Wright still faces kidnapping and attempted murder charges from a separate incident and remains jailed on $2 million bail.

Louisiana
Prisoner lawsuit claims they’re forced to endure cruel conditions at prison farm

BATON ROUGE, La. (AP) — Men incarcerated at Louisiana State Penitentiary filed a class-action lawsuit Saturday, contending they have been forced to work in the prison’s fields for little or no pay, even when temperatures soar past 100 degrees. They described the conditions as cruel, degrading and often dangerous.

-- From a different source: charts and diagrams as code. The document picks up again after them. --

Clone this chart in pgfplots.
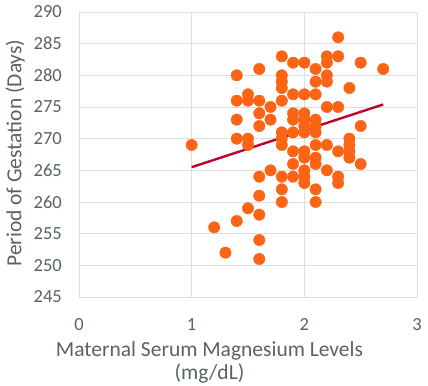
\documentclass[border=0pt]{standalone}
\usepackage{pgfplots}
\pgfplotsset{compat=1.18}
\usepackage{fontspec}
\setmainfont{Carlito}
\definecolor{txt}{RGB}{89,99,99}
\definecolor{grd}{RGB}{217,222,222}
\definecolor{dot}{RGB}{250,100,20}
\definecolor{trend}{RGB}{192,0,40}
\begin{document}
\begin{tikzpicture}
\begin{axis}[
  scale only axis, width=338pt, height=285pt,
  xmin=0, xmax=3, ymin=245, ymax=290,
  xtick={0,1,2,3}, ytick={245,250,...,290},
  grid=major, major grid style={grd, line width=0.8pt},
  axis line style={draw=none},
  major tick length=0pt,
  /pgf/number format/assume math mode=true,
  ticklabel style={font=\fontsize{18.5}{20}\selectfont, text=txt},
  yticklabel style={anchor=east, inner sep=0pt, xshift=-17pt},
  xticklabel style={anchor=north, inner sep=0pt, yshift=-21pt},
  xlabel={Maternal Serum Magnesium Levels\\(mg/dL)},
  xlabel style={at={(rel axis cs:0.386,-0.1544)}, anchor=north, inner sep=0pt, align=center, font=\fontsize{21.5}{23.5}\selectfont, text=txt},
  ylabel={Period of Gestation (Days)},
  ylabel style={at={(rel axis cs:-0.1598,0.505)}, anchor=south, inner sep=0pt, font=\fontsize{21.5}{23.5}\selectfont, text=txt},
]
\addplot[only marks, color=dot, mark=*, mark size=5.7pt, mark options={fill=dot, draw=dot, line width=0.4pt}] table {
x y
1.0 269
1.2 256
1.3 252
1.4 280
1.4 276
1.4 273
1.4 270
1.4 257
1.5 277
1.5 276
1.5 270
1.5 269
1.5 259
1.6 281
1.6 276
1.6 274
1.6 272
1.6 264
1.6 261
1.6 258
1.6 254
1.6 251
1.7 275
1.7 273
1.7 265
1.8 283
1.8 280
1.8 279
1.8 278
1.8 276
1.8 271
1.8 270
1.8 269
1.8 264
1.8 262
1.8 260
1.9 282
1.9 277
1.9 274
1.9 273
1.9 271
1.9 268
1.9 266
1.9 264
2.0 282
2.0 277
2.0 274
2.0 273
2.0 272
2.0 271
2.0 268
2.0 267
2.0 265
2.0 264
2.0 263
2.1 281
2.1 279
2.1 277
2.1 273
2.1 272
2.1 271
2.1 269
2.1 267
2.1 266
2.1 262
2.1 260
2.2 283
2.2 282
2.2 280
2.2 279
2.2 275
2.2 269
2.2 265
2.3 286
2.3 283
2.3 275
2.3 268
2.3 264
2.3 263
2.4 278
2.4 270
2.4 269
2.4 268
2.4 267
2.5 282
2.5 272
2.5 266
2.7 281
};
\addplot[trend, line width=2.4pt] coordinates {(1.0,265.5) (2.7,275.4)};
\coordinate (bbA) at (rel axis cs:-0.2337,-0.3088);
\coordinate (bbB) at (rel axis cs:1.0325,1.0421);
\end{axis}
\pgfresetboundingbox
\path (bbA) rectangle (bbB);
\end{tikzpicture}
\end{document}
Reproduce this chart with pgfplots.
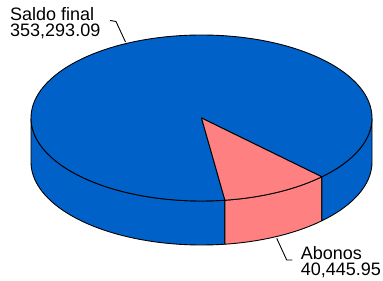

The men, most of whom are Black, work on the farm of the 18,000-acre maximum-security prison known as Angola -- the site of a former slave plantation -- hoeing, weeding and picking crops by hand, often surrounded by armed guards, the suit said. If they refuse to work or fail to meet quotas, they can be sent to solitary confinement or otherwise punished, according to disciplinary guidelines.

“This labor serves no legitimate penological or institutional purpose,” the suit said. “It’s purely punitive, designed to ‘break’ incarcerated men and ensure their submission.”

It names as defendants Angola’s warden, Timothy Hooper, and officials with Louisiana’s department of corrections and its money-making arm, Prison Enterprises.

Ken Pastorick, a spokesman for the state Department of Public Safety and Corrections, said the department hadn’t officially been served with the suit.

“We cannot comment on something we have not seen nor had any opportunity to review,” he said.

The United States has historically locked up more people than any other country, with more than 2.2 million inmates in federal and state prisons, jails and detention centers. They can be forced to work because the 13th Amendment to the U.S. Constitution, which abolished slavery after the Civil War, made an exception for those “duly convicted” of a crime.

The plaintiffs include four men who formerly or are currently working in the fields, along with Voice of the Experienced, an organization made up of current and formerly incarcerated people, around 150 of whom are still at Angola.
The suit said the work is especially dangerous for those with disabilities or health conditions in the summer months, with temperatures reaching up to 102 degrees in June, with heat indexes of up to 145.

Some of the plaintiffs have not been given the accommodations and services they are entitled to under the Americans with Disabilities Act, it said.

These men are forced to work “notwithstanding their increased risk of illness or injury,” the suit said.

It asserts the field work also violates their 8th Amendment rights to be free of cruel and unusual punishment, and that some plaintiffs in the suit were sentenced by non-unanimous juries and therefore were not “duly convicted” within the meaning of the 13th Amendment.

The men — represented by the legal advocacy organizations Promise of Justice Initiative and Rights Behind Bars — are asking the court to declare that work they are forced to do is unconstitutional and to require the state to end its generations-long practice of compulsory agricultural labor.

Nevada
Man pleads guilty in deadly Jeep attack on Reno homeless center

RENO, Nev. (AP) — A man who admitted to deliberately driving his Jeep into a crowd serving food outside Reno’s homeless center, killing one person and seriously injuring two others, has pleaded guilty to one count of first-degree murder and two counts of attempted murder with the use of a deadly weapon.

David Turner, 58, was arrested while he was sitting in his car at a nearby motel shortly after the April 3 attack, authorities said.

Turner told police he drove into the people because he was homeless and had nowhere to go but investigators have been unable to establish any further motive or explanation, according to court documents.

Michelle Jardine, 55, was killed. Christina Roman, 47, and her 22-year-old daughter Clarissa Roman were seriously injured.

The Washoe County District Attorney’s Office said in a statement Friday that Turner entered his guilty pleas on Tuesday without any negotiations with prosecutors.

The public defender’s office did not immediately respond Friday to an email seeking comment.

Turner’s sentencing is scheduled for late January. He could get up to life without the possibility of parole for the murder charge, and a maximum prison sentence of up to 40 years for each attempted murder charge.